What you should do
Locate each line holding the string "this" and copy it.

START

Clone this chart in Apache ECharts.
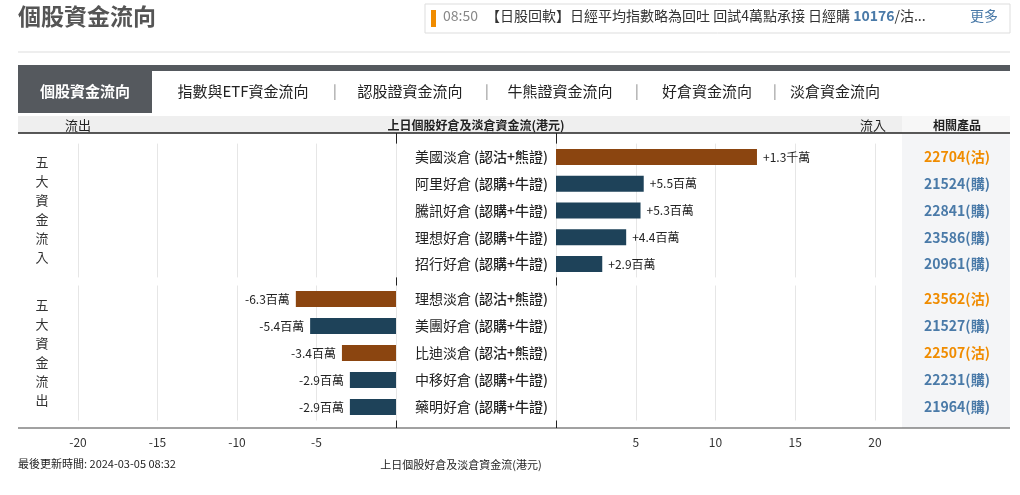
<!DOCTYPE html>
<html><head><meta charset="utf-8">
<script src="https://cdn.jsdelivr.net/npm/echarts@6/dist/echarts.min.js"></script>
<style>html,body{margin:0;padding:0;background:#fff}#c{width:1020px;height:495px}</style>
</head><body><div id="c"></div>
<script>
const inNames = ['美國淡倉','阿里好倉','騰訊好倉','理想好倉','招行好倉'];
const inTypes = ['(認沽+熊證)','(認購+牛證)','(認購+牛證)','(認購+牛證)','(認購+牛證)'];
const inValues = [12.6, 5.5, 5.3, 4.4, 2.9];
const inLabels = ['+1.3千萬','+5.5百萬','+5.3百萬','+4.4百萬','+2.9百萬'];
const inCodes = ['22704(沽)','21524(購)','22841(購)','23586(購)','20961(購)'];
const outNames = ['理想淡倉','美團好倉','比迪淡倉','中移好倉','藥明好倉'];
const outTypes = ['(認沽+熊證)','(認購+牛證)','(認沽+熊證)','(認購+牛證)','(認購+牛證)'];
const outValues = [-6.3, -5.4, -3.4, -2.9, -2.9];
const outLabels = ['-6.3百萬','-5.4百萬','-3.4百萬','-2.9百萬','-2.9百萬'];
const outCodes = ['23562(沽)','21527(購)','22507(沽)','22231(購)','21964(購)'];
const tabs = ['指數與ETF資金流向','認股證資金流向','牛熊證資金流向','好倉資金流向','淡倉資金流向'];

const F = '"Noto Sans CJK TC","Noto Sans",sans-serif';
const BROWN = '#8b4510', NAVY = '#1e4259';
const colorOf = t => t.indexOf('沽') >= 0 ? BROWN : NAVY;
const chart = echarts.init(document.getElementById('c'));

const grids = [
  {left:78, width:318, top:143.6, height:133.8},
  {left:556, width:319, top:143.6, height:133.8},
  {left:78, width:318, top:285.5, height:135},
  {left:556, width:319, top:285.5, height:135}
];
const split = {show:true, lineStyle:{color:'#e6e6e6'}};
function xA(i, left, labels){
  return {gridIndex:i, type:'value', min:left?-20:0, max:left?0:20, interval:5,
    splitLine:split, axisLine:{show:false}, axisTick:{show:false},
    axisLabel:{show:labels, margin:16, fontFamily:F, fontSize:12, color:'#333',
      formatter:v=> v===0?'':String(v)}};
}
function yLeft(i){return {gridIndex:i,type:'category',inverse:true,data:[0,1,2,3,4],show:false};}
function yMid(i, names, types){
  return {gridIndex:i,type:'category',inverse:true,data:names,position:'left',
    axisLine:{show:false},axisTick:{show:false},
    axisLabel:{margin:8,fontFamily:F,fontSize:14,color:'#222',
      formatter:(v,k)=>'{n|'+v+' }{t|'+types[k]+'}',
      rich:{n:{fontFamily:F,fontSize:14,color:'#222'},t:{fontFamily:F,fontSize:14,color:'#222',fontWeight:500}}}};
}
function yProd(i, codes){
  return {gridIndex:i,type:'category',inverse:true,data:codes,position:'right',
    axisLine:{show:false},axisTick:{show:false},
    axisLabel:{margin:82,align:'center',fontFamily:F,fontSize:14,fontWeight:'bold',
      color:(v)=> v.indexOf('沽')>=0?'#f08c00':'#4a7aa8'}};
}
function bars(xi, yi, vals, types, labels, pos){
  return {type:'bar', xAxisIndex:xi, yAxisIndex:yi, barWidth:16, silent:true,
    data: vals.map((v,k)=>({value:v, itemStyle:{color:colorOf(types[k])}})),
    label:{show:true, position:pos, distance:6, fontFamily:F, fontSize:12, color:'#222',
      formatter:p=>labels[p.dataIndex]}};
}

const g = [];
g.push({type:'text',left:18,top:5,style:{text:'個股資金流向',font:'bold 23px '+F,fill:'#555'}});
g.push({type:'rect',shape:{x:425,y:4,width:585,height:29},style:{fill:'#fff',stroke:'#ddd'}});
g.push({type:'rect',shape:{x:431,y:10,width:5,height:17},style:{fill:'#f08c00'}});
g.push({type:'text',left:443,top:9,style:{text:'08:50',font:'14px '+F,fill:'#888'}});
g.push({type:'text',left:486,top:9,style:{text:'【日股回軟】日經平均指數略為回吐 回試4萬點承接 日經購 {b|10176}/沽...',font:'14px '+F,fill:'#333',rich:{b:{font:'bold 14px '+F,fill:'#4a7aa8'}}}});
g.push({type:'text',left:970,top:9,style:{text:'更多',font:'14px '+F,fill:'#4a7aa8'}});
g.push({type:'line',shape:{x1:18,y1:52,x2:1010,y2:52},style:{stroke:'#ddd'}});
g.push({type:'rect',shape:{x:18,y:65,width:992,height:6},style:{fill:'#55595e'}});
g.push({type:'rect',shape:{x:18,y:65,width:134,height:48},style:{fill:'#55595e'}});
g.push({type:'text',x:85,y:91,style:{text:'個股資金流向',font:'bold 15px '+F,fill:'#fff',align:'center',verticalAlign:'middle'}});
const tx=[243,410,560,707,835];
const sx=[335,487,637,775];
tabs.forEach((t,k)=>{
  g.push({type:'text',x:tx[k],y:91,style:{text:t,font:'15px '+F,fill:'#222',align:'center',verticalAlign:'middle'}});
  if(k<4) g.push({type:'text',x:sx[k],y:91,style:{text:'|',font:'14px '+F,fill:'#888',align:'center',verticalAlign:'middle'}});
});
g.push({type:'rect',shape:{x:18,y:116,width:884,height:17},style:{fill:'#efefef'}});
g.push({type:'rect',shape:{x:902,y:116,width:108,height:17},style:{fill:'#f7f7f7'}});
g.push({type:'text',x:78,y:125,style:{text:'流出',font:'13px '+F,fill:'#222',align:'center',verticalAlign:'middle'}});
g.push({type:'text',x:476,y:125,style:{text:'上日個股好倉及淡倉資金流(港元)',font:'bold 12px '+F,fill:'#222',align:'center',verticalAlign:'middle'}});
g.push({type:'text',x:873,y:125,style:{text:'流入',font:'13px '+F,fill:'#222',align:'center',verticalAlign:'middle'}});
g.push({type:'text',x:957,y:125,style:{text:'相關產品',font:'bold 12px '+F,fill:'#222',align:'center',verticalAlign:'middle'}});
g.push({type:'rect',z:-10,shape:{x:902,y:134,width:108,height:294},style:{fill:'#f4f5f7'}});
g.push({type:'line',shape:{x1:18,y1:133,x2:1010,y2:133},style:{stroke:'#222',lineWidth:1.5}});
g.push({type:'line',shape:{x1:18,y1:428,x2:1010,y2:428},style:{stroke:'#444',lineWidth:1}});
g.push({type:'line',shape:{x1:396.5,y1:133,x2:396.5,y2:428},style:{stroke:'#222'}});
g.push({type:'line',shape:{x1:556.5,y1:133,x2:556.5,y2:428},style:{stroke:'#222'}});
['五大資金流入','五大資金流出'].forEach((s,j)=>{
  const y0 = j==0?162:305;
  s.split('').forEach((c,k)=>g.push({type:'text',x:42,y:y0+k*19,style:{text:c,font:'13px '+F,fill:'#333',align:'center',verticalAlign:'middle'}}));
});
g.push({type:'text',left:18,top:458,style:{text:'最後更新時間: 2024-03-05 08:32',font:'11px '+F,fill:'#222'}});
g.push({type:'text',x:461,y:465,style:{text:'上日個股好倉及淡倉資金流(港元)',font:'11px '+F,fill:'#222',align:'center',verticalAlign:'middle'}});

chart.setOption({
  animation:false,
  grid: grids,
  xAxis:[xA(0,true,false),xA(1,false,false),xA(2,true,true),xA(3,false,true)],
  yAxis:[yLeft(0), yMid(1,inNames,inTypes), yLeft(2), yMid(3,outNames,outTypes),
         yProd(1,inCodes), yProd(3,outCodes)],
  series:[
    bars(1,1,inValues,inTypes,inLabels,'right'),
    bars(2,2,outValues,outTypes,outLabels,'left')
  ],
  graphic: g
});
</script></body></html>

END
START

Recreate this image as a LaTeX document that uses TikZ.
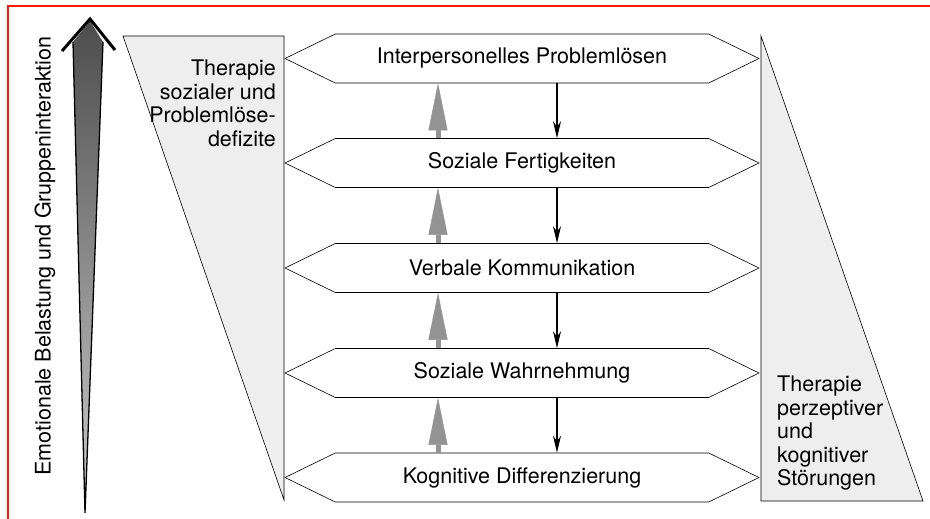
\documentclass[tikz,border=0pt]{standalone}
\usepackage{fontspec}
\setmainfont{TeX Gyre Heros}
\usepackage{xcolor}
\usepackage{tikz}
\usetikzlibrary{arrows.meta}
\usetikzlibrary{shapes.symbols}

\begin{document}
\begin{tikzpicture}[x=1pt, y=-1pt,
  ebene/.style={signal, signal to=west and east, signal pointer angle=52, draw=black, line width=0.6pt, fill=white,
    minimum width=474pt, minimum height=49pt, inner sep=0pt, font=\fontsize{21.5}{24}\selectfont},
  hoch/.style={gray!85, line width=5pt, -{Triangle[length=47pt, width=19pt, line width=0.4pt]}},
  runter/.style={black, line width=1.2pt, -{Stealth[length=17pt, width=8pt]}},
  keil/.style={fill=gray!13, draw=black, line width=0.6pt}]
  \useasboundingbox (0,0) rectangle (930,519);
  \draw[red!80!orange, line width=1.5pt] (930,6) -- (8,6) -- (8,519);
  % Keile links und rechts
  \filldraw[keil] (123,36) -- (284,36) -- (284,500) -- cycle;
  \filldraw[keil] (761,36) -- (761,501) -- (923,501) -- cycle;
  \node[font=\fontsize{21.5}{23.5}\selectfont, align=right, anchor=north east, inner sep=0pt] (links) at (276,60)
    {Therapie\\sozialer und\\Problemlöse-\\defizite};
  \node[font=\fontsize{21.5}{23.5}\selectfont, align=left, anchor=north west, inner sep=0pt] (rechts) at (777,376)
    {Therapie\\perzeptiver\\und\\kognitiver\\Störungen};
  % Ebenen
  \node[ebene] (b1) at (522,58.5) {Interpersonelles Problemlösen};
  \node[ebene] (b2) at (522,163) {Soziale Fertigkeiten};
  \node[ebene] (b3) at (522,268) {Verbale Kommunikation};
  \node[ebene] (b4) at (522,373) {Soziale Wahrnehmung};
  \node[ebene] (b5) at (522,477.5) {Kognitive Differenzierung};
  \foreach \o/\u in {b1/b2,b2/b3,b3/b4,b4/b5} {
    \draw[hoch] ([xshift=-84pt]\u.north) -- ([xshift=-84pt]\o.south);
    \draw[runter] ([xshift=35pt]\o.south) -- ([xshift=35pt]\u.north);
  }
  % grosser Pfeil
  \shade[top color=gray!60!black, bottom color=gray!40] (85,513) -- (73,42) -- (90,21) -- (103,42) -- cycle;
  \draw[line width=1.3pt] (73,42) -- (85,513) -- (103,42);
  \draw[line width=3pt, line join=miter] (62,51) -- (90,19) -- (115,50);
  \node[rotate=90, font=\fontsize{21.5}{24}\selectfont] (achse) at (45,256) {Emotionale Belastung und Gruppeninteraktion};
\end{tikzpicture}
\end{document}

END

The answer
Clone this chart in Apache ECharts.
Recreate this image as a LaTeX document that uses TikZ.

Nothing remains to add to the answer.